Problem details: Will you output all of the data below exactly, omitting the images?

● ● ● ● ●

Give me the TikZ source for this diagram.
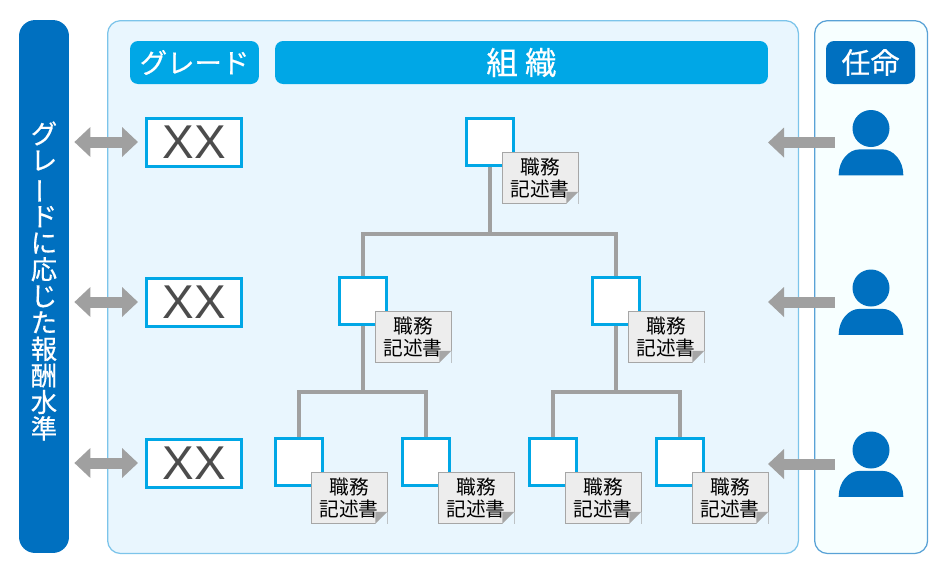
\documentclass[tikz,border=0pt]{standalone}
\usepackage{fontspec}
\usepackage{graphicx}
\setmainfont{Liberation Sans}
\newfontfamily\cjk{Noto Sans CJK JP}
\newfontfamily\cjkb[FakeBold=0.5]{Noto Sans CJK JP}
\usetikzlibrary{arrows.meta}
\definecolor{barblue}{HTML}{0070C0}
\definecolor{headblue}{HTML}{00A7E6}
\definecolor{panelblue}{HTML}{E9F6FE}
\definecolor{paneledge}{HTML}{7CC4EA}
\definecolor{linegray}{HTML}{A0A0A0}
\begin{document}
\begin{tikzpicture}
    [
        x=0.02cm, y=-0.02cm,
        panel style/.style={draw=#1, line width=0.025cm, rounded corners=0.26cm, anchor=north west},
        header style/.style={fill=#1, text=white, rounded corners=0.16cm, minimum height=0.86cm},
        grade style/.style={draw=headblue, fill=white, line width=0.06cm, minimum width=1.9cm, minimum height=0.96cm, font=\fontsize{27}{27}\selectfont, text=black!70},
        post style/.style={draw=headblue, fill=white, line width=0.06cm, minimum width=0.94cm, minimum height=0.94cm},
        doc style/.style={draw=black!35, fill=black!7, line width=0.012cm, minimum width=1.52cm, minimum height=1.02cm, inner sep=0pt, align=center, font=\cjk\fontsize{11.2}{12.4}\selectfont},
        tree style/.style={draw=linegray, line width=0.09cm},
        arrow style/.style={draw=linegray, line width=0.22cm, {Triangle[length=0.32cm, width=0.58cm]}-{Triangle[length=0.32cm, width=0.58cm]}},
        back style/.style={draw=linegray, line width=0.22cm, -{Triangle[length=0.32cm, width=0.58cm]}}
    ]
    \useasboundingbox (0,0) rectangle (946,576);
    % panels
    \node[panel style=paneledge, fill=panelblue, minimum width=13.82cm, minimum height=10.66cm] (orgpanel) at (107,20) {};
    \node[panel style=barblue!65!white, fill=blue!1!cyan!3!white, minimum width=2.26cm, minimum height=10.66cm] (postpanel) at (814,20) {};
    \node[fill=barblue, rounded corners=0.32cm, minimum width=1cm, minimum height=10.66cm] (bar) at (44,286.5) {};
    \node[text=white, align=center, inner sep=0pt, font=\cjkb\fontsize{15}{15.1}\selectfont] (bartext) at (44,281)
        {グ\\レ\\\rotatebox[origin=c]{90}{ー}\\ド\\に\\応\\じ\\た\\報\\酬\\水\\準};
    % headers
    \node[header style=headblue, minimum width=2.58cm, font=\cjkb\fontsize{15.6}{18}\selectfont] (gradehead) at (194.5,62.5) {グレード};
    \node[header style=headblue, minimum width=9.86cm, font=\cjkb\fontsize{18}{18}\selectfont] (orghead) at (521.5,62.5) {組 織};
    \node[header style=barblue, minimum width=1.78cm, font=\cjkb\fontsize{16.5}{18}\selectfont] (posthead) at (870.5,62.5) {任命};
    % grades and arrows
    \foreach \n/\y in {1/142, 2/302, 3/463} {
        \node[grade style] (grade\n) at (194,\y) {XX};
        \path (bar.east |- grade\n) coordinate (barend\n);
        \draw[arrow style, shorten <=0.1cm, shorten >=0.14cm] (barend\n) -- (grade\n.west);
    }
    % org tree
    \node[post style] (root) at (490,142) {};
    \node[post style] (midl) at (363,301) {};
    \node[post style] (midr) at (616,301) {};
    \node[post style] (leafa) at (299,462) {};
    \node[post style] (leafb) at (426,462) {};
    \node[post style] (leafc) at (553,462) {};
    \node[post style] (leafd) at (680,462) {};
    \coordinate (jroot) at (490,234);
    \coordinate (jmidl) at (363,392);
    \coordinate (jmidr) at (616,392);
    \draw[tree style] (root) -- (jroot);
    \draw[tree style] (midl.north) |- (jroot) -| (midr.north);
    \draw[tree style] (midl) -- (jmidl);
    \draw[tree style] (midr) -- (jmidr);
    \draw[tree style] (leafa.north) |- (jmidl) -| (leafb.north);
    \draw[tree style] (leafc.north) |- (jmidr) -| (leafd.north);
    % job description sheets
    \foreach \n in {root,midl,midr,leafa,leafb,leafc,leafd} {
        \node[doc style] (doc\n) at ([shift={(50,36)}]\n.center) {職務\\記述書};
        \fill[panelblue] (doc\n.south east) -- ++(-12,0) -- ++(12,-12) -- cycle;
        \fill[black!35] (doc\n.south east) ++(-12,0) -- ++(0,-12) -- ++(12,0) -- cycle;
    }
    % people
    \foreach \n/\y in {1/142.5, 2/302, 3/464} {
        \node[minimum width=1.28cm, minimum height=1.3cm, inner sep=0pt] (person\n) at (871,\y) {};
        \node[circle, fill=barblue, minimum size=0.74cm, inner sep=0pt, anchor=north] (head\n) at (person\n.north) {};
        \fill[barblue] (person\n.south west) .. controls ([yshift=0.3cm]person\n.south west) and ([xshift=0.2cm,yshift=0.52cm]person\n.south west) .. ([xshift=0.42cm,yshift=0.52cm]person\n.south west) -- ([xshift=-0.42cm,yshift=0.52cm]person\n.south east) .. controls ([xshift=-0.2cm,yshift=0.52cm]person\n.south east) and ([yshift=0.3cm]person\n.south east) .. (person\n.south east) -- cycle;
        \coordinate (tip\n) at (768,\y);
        \draw[back style, shorten <=0.08cm] (person\n.west) -- (tip\n);
    }
\end{tikzpicture}
\end{document}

● ● ● ● ●

Result for this exercise:
Give me the TikZ source for this diagram.
\documentclass[tikz,border=0pt]{standalone}
\usepackage{fontspec}
\usepackage{graphicx}
\setmainfont{Liberation Sans}
\newfontfamily\cjk{Noto Sans CJK JP}
\newfontfamily\cjkb[FakeBold=0.5]{Noto Sans CJK JP}
\usetikzlibrary{arrows.meta}
\definecolor{barblue}{HTML}{0070C0}
\definecolor{headblue}{HTML}{00A7E6}
\definecolor{panelblue}{HTML}{E9F6FE}
\definecolor{paneledge}{HTML}{7CC4EA}
\definecolor{linegray}{HTML}{A0A0A0}
\begin{document}
\begin{tikzpicture}
    [
        x=0.02cm, y=-0.02cm,
        panel style/.style={draw=#1, line width=0.025cm, rounded corners=0.26cm, anchor=north west},
        header style/.style={fill=#1, text=white, rounded corners=0.16cm, minimum height=0.86cm},
        grade style/.style={draw=headblue, fill=white, line width=0.06cm, minimum width=1.9cm, minimum height=0.96cm, font=\fontsize{27}{27}\selectfont, text=black!70},
        post style/.style={draw=headblue, fill=white, line width=0.06cm, minimum width=0.94cm, minimum height=0.94cm},
        doc style/.style={draw=black!35, fill=black!7, line width=0.012cm, minimum width=1.52cm, minimum height=1.02cm, inner sep=0pt, align=center, font=\cjk\fontsize{11.2}{12.4}\selectfont},
        tree style/.style={draw=linegray, line width=0.09cm},
        arrow style/.style={draw=linegray, line width=0.22cm, {Triangle[length=0.32cm, width=0.58cm]}-{Triangle[length=0.32cm, width=0.58cm]}},
        back style/.style={draw=linegray, line width=0.22cm, -{Triangle[length=0.32cm, width=0.58cm]}}
    ]
    \useasboundingbox (0,0) rectangle (946,576);
    % panels
    \node[panel style=paneledge, fill=panelblue, minimum width=13.82cm, minimum height=10.66cm] (orgpanel) at (107,20) {};
    \node[panel style=barblue!65!white, fill=blue!1!cyan!3!white, minimum width=2.26cm, minimum height=10.66cm] (postpanel) at (814,20) {};
    \node[fill=barblue, rounded corners=0.32cm, minimum width=1cm, minimum height=10.66cm] (bar) at (44,286.5) {};
    \node[text=white, align=center, inner sep=0pt, font=\cjkb\fontsize{15}{15.1}\selectfont] (bartext) at (44,281)
        {グ\\レ\\\rotatebox[origin=c]{90}{ー}\\ド\\に\\応\\じ\\た\\報\\酬\\水\\準};
    % headers
    \node[header style=headblue, minimum width=2.58cm, font=\cjkb\fontsize{15.6}{18}\selectfont] (gradehead) at (194.5,62.5) {グレード};
    \node[header style=headblue, minimum width=9.86cm, font=\cjkb\fontsize{18}{18}\selectfont] (orghead) at (521.5,62.5) {組 織};
    \node[header style=barblue, minimum width=1.78cm, font=\cjkb\fontsize{16.5}{18}\selectfont] (posthead) at (870.5,62.5) {任命};
    % grades and arrows
    \foreach \n/\y in {1/142, 2/302, 3/463} {
        \node[grade style] (grade\n) at (194,\y) {XX};
        \path (bar.east |- grade\n) coordinate (barend\n);
        \draw[arrow style, shorten <=0.1cm, shorten >=0.14cm] (barend\n) -- (grade\n.west);
    }
    % org tree
    \node[post style] (root) at (490,142) {};
    \node[post style] (midl) at (363,301) {};
    \node[post style] (midr) at (616,301) {};
    \node[post style] (leafa) at (299,462) {};
    \node[post style] (leafb) at (426,462) {};
    \node[post style] (leafc) at (553,462) {};
    \node[post style] (leafd) at (680,462) {};
    \coordinate (jroot) at (490,234);
    \coordinate (jmidl) at (363,392);
    \coordinate (jmidr) at (616,392);
    \draw[tree style] (root) -- (jroot);
    \draw[tree style] (midl.north) |- (jroot) -| (midr.north);
    \draw[tree style] (midl) -- (jmidl);
    \draw[tree style] (midr) -- (jmidr);
    \draw[tree style] (leafa.north) |- (jmidl) -| (leafb.north);
    \draw[tree style] (leafc.north) |- (jmidr) -| (leafd.north);
    % job description sheets
    \foreach \n in {root,midl,midr,leafa,leafb,leafc,leafd} {
        \node[doc style] (doc\n) at ([shift={(50,36)}]\n.center) {職務\\記述書};
        \fill[panelblue] (doc\n.south east) -- ++(-12,0) -- ++(12,-12) -- cycle;
        \fill[black!35] (doc\n.south east) ++(-12,0) -- ++(0,-12) -- ++(12,0) -- cycle;
    }
    % people
    \foreach \n/\y in {1/142.5, 2/302, 3/464} {
        \node[minimum width=1.28cm, minimum height=1.3cm, inner sep=0pt] (person\n) at (871,\y) {};
        \node[circle, fill=barblue, minimum size=0.74cm, inner sep=0pt, anchor=north] (head\n) at (person\n.north) {};
        \fill[barblue] (person\n.south west) .. controls ([yshift=0.3cm]person\n.south west) and ([xshift=0.2cm,yshift=0.52cm]person\n.south west) .. ([xshift=0.42cm,yshift=0.52cm]person\n.south west) -- ([xshift=-0.42cm,yshift=0.52cm]person\n.south east) .. controls ([xshift=-0.2cm,yshift=0.52cm]person\n.south east) and ([yshift=0.3cm]person\n.south east) .. (person\n.south east) -- cycle;
        \coordinate (tip\n) at (768,\y);
        \draw[back style, shorten <=0.08cm] (person\n.west) -- (tip\n);
    }
\end{tikzpicture}
\end{document}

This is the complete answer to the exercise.